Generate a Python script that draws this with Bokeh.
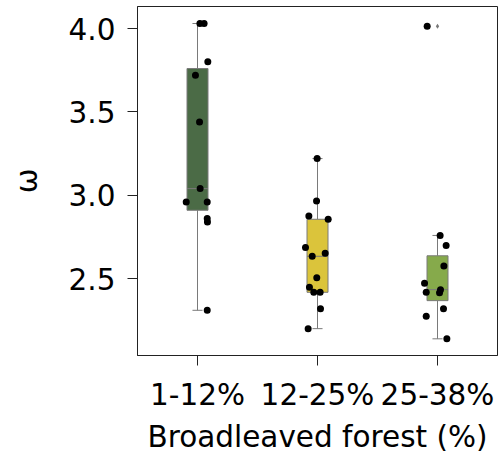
import numpy as np
from bokeh.plotting import figure
from bokeh.models import Range1d, FixedTicker, NumeralTickFormatter, ColumnDataSource
from bokeh.embed import file_html
from bokeh.resources import INLINE

# Broadleaved forest share classes
categories = ["1-12%", "12-25%", "25-38%"]
box_colors = ["#4b6b46", "#dbc43b", "#86aa4b"]

# omega values per class, with the horizontal strip jitter of each point
omega_1_12 = [4.03, 4.03, 3.80, 3.72, 3.44, 3.04, 2.96, 2.96, 2.86, 2.84, 2.31]
jitter_1_12 = [0.02, 0.055, 0.086, -0.017, 0.017, 0.022, -0.094, 0.081, 0.081, 0.083, 0.081]

omega_12_25 = [3.22, 2.966, 2.876, 2.856, 2.686, 2.652, 2.634, 2.506, 2.448, 2.418, 2.418, 2.32, 2.20]
jitter_12_25 = [-0.003, -0.008, -0.072, 0.089, -0.10, 0.064, -0.044, -0.006, -0.067, -0.031, 0.022, 0.025, -0.078]

omega_25_38 = [4.014, 2.759, 2.698, 2.576, 2.472, 2.434, 2.418, 2.416, 2.32, 2.274, 2.139]
jitter_25_38 = [-0.086, 0.022, 0.072, 0.053, -0.108, 0.025, -0.094, 0.017, 0.05, -0.094, 0.078]

groups = [omega_1_12, omega_12_25, omega_25_38]
jitters = [jitter_1_12, jitter_12_25, jitter_25_38]

FONT = "DejaVu Sans"
FONT_SIZE = "29.5px"
BOX_W = 0.175
CAP_W = 0.042
EDGE = "#7a7a7a"

p = figure(
    width=499, height=456,
    x_range=categories,
    y_range=Range1d(2.039, 4.132),
    output_backend="svg", toolbar_location=None,
    min_border_left=137, min_border_right=2,
    min_border_top=6, min_border_bottom=101,
)

# box statistics (quartiles, Tukey whiskers, fliers)
q1s, meds, q3s, lows, highs = [], [], [], [], []
flier_x, flier_y = [], []
for cat, vals in zip(categories, groups):
    v = np.array(vals)
    q1, med, q3 = np.percentile(v, [25, 50, 75])
    iqr = q3 - q1
    inside = v[(v >= q1 - 1.5 * iqr) & (v <= q3 + 1.5 * iqr)]
    q1s.append(q1); meds.append(med); q3s.append(q3)
    lows.append(inside.min()); highs.append(inside.max())
    for o in v[(v < q1 - 1.5 * iqr) | (v > q3 + 1.5 * iqr)]:
        flier_x.append(cat); flier_y.append(o)

stats = ColumnDataSource(dict(
    x=categories, q1=q1s, med=meds, q3=q3s, lo=lows, hi=highs, color=box_colors,
    xl=[(c, -BOX_W / 2) for c in categories], xr=[(c, BOX_W / 2) for c in categories],
    cl=[(c, -CAP_W) for c in categories], cr=[(c, CAP_W) for c in categories],
))

# whiskers and caps
p.segment(x0="x", x1="x", y0="q3", y1="hi", source=stats, line_color=EDGE, line_width=1)
p.segment(x0="x", x1="x", y0="lo", y1="q1", source=stats, line_color=EDGE, line_width=1)
p.segment(x0="cl", x1="cr", y0="hi", y1="hi", source=stats, line_color=EDGE, line_width=1)
p.segment(x0="cl", x1="cr", y0="lo", y1="lo", source=stats, line_color=EDGE, line_width=1)

# boxes and medians
p.vbar(x="x", width=BOX_W, bottom="q1", top="q3", source=stats,
       fill_color="color", line_color=EDGE, line_width=1)
p.segment(x0="xl", x1="xr", y0="med", y1="med", source=stats, line_color=EDGE, line_width=1)

# fliers
p.scatter(x=flier_x, y=flier_y, marker="diamond", size=5,
          fill_color=EDGE, line_color=None)

# individual points
px, py = [], []
for cat, vals, jit in zip(categories, groups, jitters):
    for v, j in zip(vals, jit):
        px.append((cat, j)); py.append(v)
p.scatter(x=px, y=py, size=7, fill_color="black", line_color=None)

# axes styling
p.xgrid.visible = False
p.ygrid.visible = False
p.outline_line_color = "#222222"
p.outline_line_width = 1
p.background_fill_color = "white"
p.border_fill_color = "white"

p.yaxis.ticker = FixedTicker(ticks=[2.5, 3.0, 3.5, 4.0])
p.yaxis.formatter = NumeralTickFormatter(format="0.0")
p.yaxis.axis_label = "ω"
p.xaxis.axis_label = "Broadleaved forest (%)"

for ax in (p.xaxis[0], p.yaxis[0]):
    ax.axis_line_color = "#222222"
    ax.major_tick_line_color = "#222222"
    ax.major_tick_out = 10
    ax.major_tick_in = 0
    ax.minor_tick_line_color = None
    ax.major_label_text_font = FONT
    ax.major_label_text_font_size = FONT_SIZE
    ax.major_label_text_color = "black"
    ax.major_label_standoff = 12
    ax.axis_label_text_font = FONT
    ax.axis_label_text_font_size = FONT_SIZE
    ax.axis_label_text_font_style = "normal"
    ax.axis_label_text_color = "black"
p.yaxis.axis_label_standoff = 22
p.xaxis.axis_label_standoff = 5

open("out.html", "w").write(file_html(p, INLINE))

TASK TO COMPLETE
Copy the listing word for word, excluding its pictures.

SOLUTION FOR THIS PROBLEM
Generate a Python script that draws this with Bokeh.
import numpy as np
from bokeh.plotting import figure
from bokeh.models import Range1d, FixedTicker, NumeralTickFormatter, ColumnDataSource
from bokeh.embed import file_html
from bokeh.resources import INLINE

# Broadleaved forest share classes
categories = ["1-12%", "12-25%", "25-38%"]
box_colors = ["#4b6b46", "#dbc43b", "#86aa4b"]

# omega values per class, with the horizontal strip jitter of each point
omega_1_12 = [4.03, 4.03, 3.80, 3.72, 3.44, 3.04, 2.96, 2.96, 2.86, 2.84, 2.31]
jitter_1_12 = [0.02, 0.055, 0.086, -0.017, 0.017, 0.022, -0.094, 0.081, 0.081, 0.083, 0.081]

omega_12_25 = [3.22, 2.966, 2.876, 2.856, 2.686, 2.652, 2.634, 2.506, 2.448, 2.418, 2.418, 2.32, 2.20]
jitter_12_25 = [-0.003, -0.008, -0.072, 0.089, -0.10, 0.064, -0.044, -0.006, -0.067, -0.031, 0.022, 0.025, -0.078]

omega_25_38 = [4.014, 2.759, 2.698, 2.576, 2.472, 2.434, 2.418, 2.416, 2.32, 2.274, 2.139]
jitter_25_38 = [-0.086, 0.022, 0.072, 0.053, -0.108, 0.025, -0.094, 0.017, 0.05, -0.094, 0.078]

groups = [omega_1_12, omega_12_25, omega_25_38]
jitters = [jitter_1_12, jitter_12_25, jitter_25_38]

FONT = "DejaVu Sans"
FONT_SIZE = "29.5px"
BOX_W = 0.175
CAP_W = 0.042
EDGE = "#7a7a7a"

p = figure(
    width=499, height=456,
    x_range=categories,
    y_range=Range1d(2.039, 4.132),
    output_backend="svg", toolbar_location=None,
    min_border_left=137, min_border_right=2,
    min_border_top=6, min_border_bottom=101,
)

# box statistics (quartiles, Tukey whiskers, fliers)
q1s, meds, q3s, lows, highs = [], [], [], [], []
flier_x, flier_y = [], []
for cat, vals in zip(categories, groups):
    v = np.array(vals)
    q1, med, q3 = np.percentile(v, [25, 50, 75])
    iqr = q3 - q1
    inside = v[(v >= q1 - 1.5 * iqr) & (v <= q3 + 1.5 * iqr)]
    q1s.append(q1); meds.append(med); q3s.append(q3)
    lows.append(inside.min()); highs.append(inside.max())
    for o in v[(v < q1 - 1.5 * iqr) | (v > q3 + 1.5 * iqr)]:
        flier_x.append(cat); flier_y.append(o)

stats = ColumnDataSource(dict(
    x=categories, q1=q1s, med=meds, q3=q3s, lo=lows, hi=highs, color=box_colors,
    xl=[(c, -BOX_W / 2) for c in categories], xr=[(c, BOX_W / 2) for c in categories],
    cl=[(c, -CAP_W) for c in categories], cr=[(c, CAP_W) for c in categories],
))

# whiskers and caps
p.segment(x0="x", x1="x", y0="q3", y1="hi", source=stats, line_color=EDGE, line_width=1)
p.segment(x0="x", x1="x", y0="lo", y1="q1", source=stats, line_color=EDGE, line_width=1)
p.segment(x0="cl", x1="cr", y0="hi", y1="hi", source=stats, line_color=EDGE, line_width=1)
p.segment(x0="cl", x1="cr", y0="lo", y1="lo", source=stats, line_color=EDGE, line_width=1)

# boxes and medians
p.vbar(x="x", width=BOX_W, bottom="q1", top="q3", source=stats,
       fill_color="color", line_color=EDGE, line_width=1)
p.segment(x0="xl", x1="xr", y0="med", y1="med", source=stats, line_color=EDGE, line_width=1)

# fliers
p.scatter(x=flier_x, y=flier_y, marker="diamond", size=5,
          fill_color=EDGE, line_color=None)

# individual points
px, py = [], []
for cat, vals, jit in zip(categories, groups, jitters):
    for v, j in zip(vals, jit):
        px.append((cat, j)); py.append(v)
p.scatter(x=px, y=py, size=7, fill_color="black", line_color=None)

# axes styling
p.xgrid.visible = False
p.ygrid.visible = False
p.outline_line_color = "#222222"
p.outline_line_width = 1
p.background_fill_color = "white"
p.border_fill_color = "white"

p.yaxis.ticker = FixedTicker(ticks=[2.5, 3.0, 3.5, 4.0])
p.yaxis.formatter = NumeralTickFormatter(format="0.0")
p.yaxis.axis_label = "ω"
p.xaxis.axis_label = "Broadleaved forest (%)"

for ax in (p.xaxis[0], p.yaxis[0]):
    ax.axis_line_color = "#222222"
    ax.major_tick_line_color = "#222222"
    ax.major_tick_out = 10
    ax.major_tick_in = 0
    ax.minor_tick_line_color = None
    ax.major_label_text_font = FONT
    ax.major_label_text_font_size = FONT_SIZE
    ax.major_label_text_color = "black"
    ax.major_label_standoff = 12
    ax.axis_label_text_font = FONT
    ax.axis_label_text_font_size = FONT_SIZE
    ax.axis_label_text_font_style = "normal"
    ax.axis_label_text_color = "black"
p.yaxis.axis_label_standoff = 22
p.xaxis.axis_label_standoff = 5

open("out.html", "w").write(file_html(p, INLINE))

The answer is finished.